After two research trips, a house move and a heavy Spring term, I was really looking forward to my Summer term this year. Normally, this is the time when I have a reduced course load and then I get a short break before the madness of Fall term begins again in late August. I was thinking I might have time to settle into my new home, do some writing, maybe relax a bit. This has not been the case, and as my Summer terms are now really winding down, I have found myself much more tense and frustrated than I might have expected to be. Upon reflection, I have found that much of my frustration has been caused by a rather high proportion of student excuses and last minute begging for grades in my Summer terms this year. I have had a number of students who were far more invested in begging me to raise their grades than they were in simply doing the work assigned to them in the first place or in following the improvement plans that I had created for them. I care about my students and want them to succeed. When they behave this way it makes me both sad and angry, and I find dealing with them draining. Sometimes I know I just need to step away from the keyboard…
I have a couple of observations I wanted to make on these patterns of excuses, though. First, for many students, Summer terms are a necessity, not their first choice, and students take Summer courses to meet their goals faster or out of some form of desperation. These are not good conditions for student success. Additionally, many Summer courses are accelerated, and students pile them on thinking that they will have no problems completing all the work. But they often do, and then they try to impress upon me that they couldn’t keep up in my course because they are so awesome that they took 6 courses! Really this translates to “I don’t manage my time well and didn’t make your course a priority”. I’m not sure why I should accommodate this particular problem.

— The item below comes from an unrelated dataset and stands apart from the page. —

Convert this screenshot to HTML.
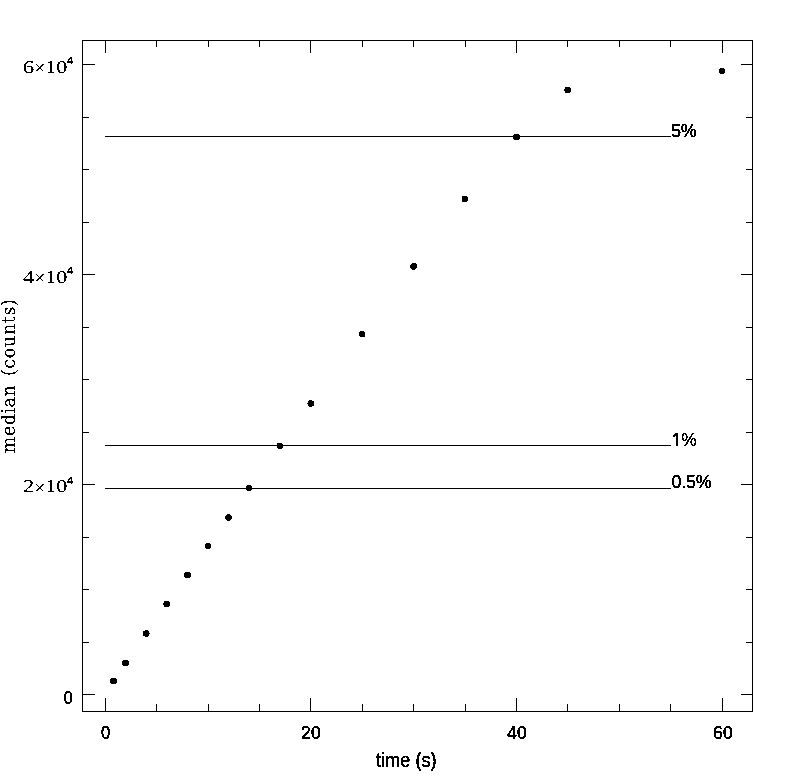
<!DOCTYPE html>
<html lang="en"><head><meta charset="utf-8"><title>median (counts) vs time (s)</title>
<style>html,body{margin:0;padding:0;background:#fff;}body{width:786px;height:783px;overflow:hidden;}svg{display:block;}.sans{font-family:"Liberation Sans",Arial,Helvetica,sans-serif;font-size:18px;fill:#000;stroke:#000;stroke-width:0.45px;}.serif{font-family:"DejaVu Serif","Liberation Serif",serif;fill:#000;stroke:#000;stroke-width:0.1px;}</style></head><body>
<svg width="786" height="783" viewBox="0 0 786 783">
<rect x="0" y="0" width="786" height="783" fill="#fff"/>
<defs><filter id="bw" x="-5%" y="-5%" width="110%" height="110%" color-interpolation-filters="sRGB"><feComponentTransfer><feFuncA type="discrete" tableValues="0 1"/></feComponentTransfer></filter><clipPath id="c1"><rect x="668" y="428" width="14" height="15.9"/><rect x="675.6" y="443" width="2.8" height="4"/></clipPath></defs>
<g fill="#000" shape-rendering="crispEdges">
<rect x="82" y="40" width="671" height="1"/>
<rect x="82" y="711" width="671" height="1"/>
<rect x="82" y="40" width="1" height="672"/>
<rect x="752" y="40" width="1" height="672"/>
<rect x="105" y="698" width="1" height="13"/>
<rect x="105" y="41" width="1" height="12"/>
<rect x="156" y="704" width="1" height="7"/>
<rect x="156" y="41" width="1" height="6"/>
<rect x="208" y="704" width="1" height="7"/>
<rect x="208" y="41" width="1" height="6"/>
<rect x="259" y="704" width="1" height="7"/>
<rect x="259" y="41" width="1" height="6"/>
<rect x="310" y="698" width="1" height="13"/>
<rect x="310" y="41" width="1" height="12"/>
<rect x="362" y="704" width="1" height="7"/>
<rect x="362" y="41" width="1" height="6"/>
<rect x="413" y="704" width="1" height="7"/>
<rect x="413" y="41" width="1" height="6"/>
<rect x="465" y="704" width="1" height="7"/>
<rect x="465" y="41" width="1" height="6"/>
<rect x="516" y="698" width="1" height="13"/>
<rect x="516" y="41" width="1" height="12"/>
<rect x="567" y="704" width="1" height="7"/>
<rect x="567" y="41" width="1" height="6"/>
<rect x="619" y="704" width="1" height="7"/>
<rect x="619" y="41" width="1" height="6"/>
<rect x="670" y="704" width="1" height="7"/>
<rect x="670" y="41" width="1" height="6"/>
<rect x="722" y="698" width="1" height="13"/>
<rect x="722" y="41" width="1" height="12"/>
<rect x="83" y="694" width="12" height="1"/>
<rect x="741" y="694" width="11" height="1"/>
<rect x="83" y="642" width="6" height="1"/>
<rect x="746" y="642" width="6" height="1"/>
<rect x="83" y="589" width="6" height="1"/>
<rect x="746" y="589" width="6" height="1"/>
<rect x="83" y="537" width="6" height="1"/>
<rect x="746" y="537" width="6" height="1"/>
<rect x="83" y="484" width="12" height="1"/>
<rect x="741" y="484" width="11" height="1"/>
<rect x="83" y="432" width="6" height="1"/>
<rect x="746" y="432" width="6" height="1"/>
<rect x="83" y="379" width="6" height="1"/>
<rect x="746" y="379" width="6" height="1"/>
<rect x="83" y="327" width="6" height="1"/>
<rect x="746" y="327" width="6" height="1"/>
<rect x="83" y="274" width="12" height="1"/>
<rect x="741" y="274" width="11" height="1"/>
<rect x="83" y="222" width="6" height="1"/>
<rect x="746" y="222" width="6" height="1"/>
<rect x="83" y="169" width="6" height="1"/>
<rect x="746" y="169" width="6" height="1"/>
<rect x="83" y="117" width="6" height="1"/>
<rect x="746" y="117" width="6" height="1"/>
<rect x="83" y="64" width="12" height="1"/>
<rect x="741" y="64" width="11" height="1"/>
<rect x="105" y="136" width="566" height="1"/>
<rect x="105" y="445" width="566" height="1"/>
<rect x="105" y="488" width="566" height="1"/>
</g>
<g fill="#000" filter="url(#bw)">
<circle cx="113.5" cy="681" r="3.3"/>
<circle cx="125.5" cy="663" r="3.3"/>
<circle cx="146.3" cy="633.5" r="3.3"/>
<circle cx="166.6" cy="604" r="3.3"/>
<circle cx="187.5" cy="575" r="3.3"/>
<circle cx="207.9" cy="546" r="3.3"/>
<circle cx="228.4" cy="517.5" r="3.3"/>
<circle cx="249" cy="488" r="3.3"/>
<circle cx="279.9" cy="445.7" r="3.3"/>
<circle cx="310.7" cy="403.5" r="3.3"/>
<circle cx="362.1" cy="334.2" r="3.3"/>
<circle cx="413.6" cy="266.4" r="3.3"/>
<circle cx="464.8" cy="198.9" r="3.3"/>
<circle cx="516.5" cy="137" r="3.3"/>
<circle cx="567.7" cy="89.9" r="3.3"/>
<circle cx="722" cy="71" r="3.3"/>
</g>
<g class="sans" filter="url(#bw)">
<text x="105.5" y="739" text-anchor="middle" textLength="9.2" lengthAdjust="spacingAndGlyphs">0</text>
<text x="310.9" y="739" text-anchor="middle" textLength="19.6" lengthAdjust="spacingAndGlyphs">20</text>
<text x="516.9" y="739" text-anchor="middle" textLength="19.6" lengthAdjust="spacingAndGlyphs">40</text>
<text x="722.9" y="739" text-anchor="middle" textLength="19.6" lengthAdjust="spacingAndGlyphs">60</text>
<text x="376" y="767" font-size="19.5" stroke-width="0.38" textLength="60.6" lengthAdjust="spacingAndGlyphs">time (s)</text>
<text x="72.6" y="704" text-anchor="end" textLength="9.2" lengthAdjust="spacingAndGlyphs">0</text>
<g stroke-width="0.45">
<text x="671.3" y="137" textLength="25.4" lengthAdjust="spacingAndGlyphs">5%</text>
<text x="672" y="446" clip-path="url(#c1)">1</text><text x="681.3" y="446" textLength="15.6" lengthAdjust="spacingAndGlyphs">%</text>
<text x="671.4" y="488" textLength="40.2" lengthAdjust="spacingAndGlyphs">0.5%</text>
</g>
</g>
<g class="serif" filter="url(#bw)">
<g font-family="'Liberation Serif','Times New Roman',serif" stroke-width="0.1" text-rendering="geometricPrecision">
<text y="73" font-size="18" x="22.9" textLength="11.2" lengthAdjust="spacingAndGlyphs">6</text>
<text y="74.2" font-size="19" x="34.2" textLength="11.2" lengthAdjust="spacingAndGlyphs" stroke-width="0">×</text>
<text y="73" font-size="18" x="45.6" textLength="10.6" lengthAdjust="spacingAndGlyphs">1</text>
<text y="73" font-size="18" x="56.2" textLength="11.2" lengthAdjust="spacingAndGlyphs">0</text>
<text y="64.4" font-size="11.2" stroke-width="0.2" x="66.5" textLength="6.8" lengthAdjust="spacingAndGlyphs">4</text>
<text y="283" font-size="18" x="22.9" textLength="11.2" lengthAdjust="spacingAndGlyphs">4</text>
<text y="284.2" font-size="19" x="34.2" textLength="11.2" lengthAdjust="spacingAndGlyphs" stroke-width="0">×</text>
<text y="283" font-size="18" x="45.6" textLength="10.6" lengthAdjust="spacingAndGlyphs">1</text>
<text y="283" font-size="18" x="56.2" textLength="11.2" lengthAdjust="spacingAndGlyphs">0</text>
<text y="274.4" font-size="11.2" stroke-width="0.2" x="66.5" textLength="6.8" lengthAdjust="spacingAndGlyphs">4</text>
<text y="492.3" font-size="18" x="22.9" textLength="11.2" lengthAdjust="spacingAndGlyphs">2</text>
<text y="493.5" font-size="19" x="34.2" textLength="11.2" lengthAdjust="spacingAndGlyphs" stroke-width="0">×</text>
<text y="492.3" font-size="18" x="45.6" textLength="10.6" lengthAdjust="spacingAndGlyphs">1</text>
<text y="492.3" font-size="18" x="56.2" textLength="11.2" lengthAdjust="spacingAndGlyphs">0</text>
<text y="483.7" font-size="11.2" stroke-width="0.2" x="66.5" textLength="6.8" lengthAdjust="spacingAndGlyphs">4</text>
</g>
<g font-family="'DejaVu Serif','Liberation Serif',serif" font-size="17.6" stroke-width="0.1">
<text transform="translate(15,453.2) rotate(-90)" textLength="68" lengthAdjust="spacing">median</text>
<text transform="translate(15,376) rotate(-90)" textLength="77" lengthAdjust="spacing">(counts)</text>
</g>
</g>
</svg></body></html>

And at the end of every term I get the sob stories, and some of them are quite amazing. I’ve encountered all manner of student illness, child illness, parental illness, death, stalkers, eviction, job loss, incarceration, housefires, and any form of deployment and military training you can imagine. Most of my students are adults leading adult lives. We all know what it is like to have life get a bit hard, or very very hard, and just put our heads in the sand wishing it would all go away. But when my students take this approach it leaves me in a horrible position. I hate having to fail students. I want them to do well, and the fact of the matter is that many of my students are taking my courses to get out of a tough spot in life. This means they will have extra challenges. While I want to show them compassion, giving them higher grades just because they ask me to or grading work submitted well beyond the due date, is not, in my view, genuine compassion.
Sometimes I have to teach horrible lessons about consequences. If your grant aid is important to you, you will do what it takes to stay in school. If you want to qualify for a specialized academic program, you will make passing my class a priority. You will have to learn your own limits and know whether or not you can really adequately balance family life, work and school. I give you all the tools to help you succeed in my course plus I give you myself! I am here to be used as a resource and I will help you! It really takes so little to get me on your side, but I have to stick to my guns and I have to be fair and consistent. But sliding on my standards is not really helping students out. It also suggests that I don’t respect my subject matter or my role as a teacher, and I do. I have so many triumphs to celebrate this Summer term. There were a lot of great papers, there was super discussion and a lot of my students did very well. Many A’s were earned. I hope to turn my focus to those and hope that next term I won’t have to have so many painful conversations.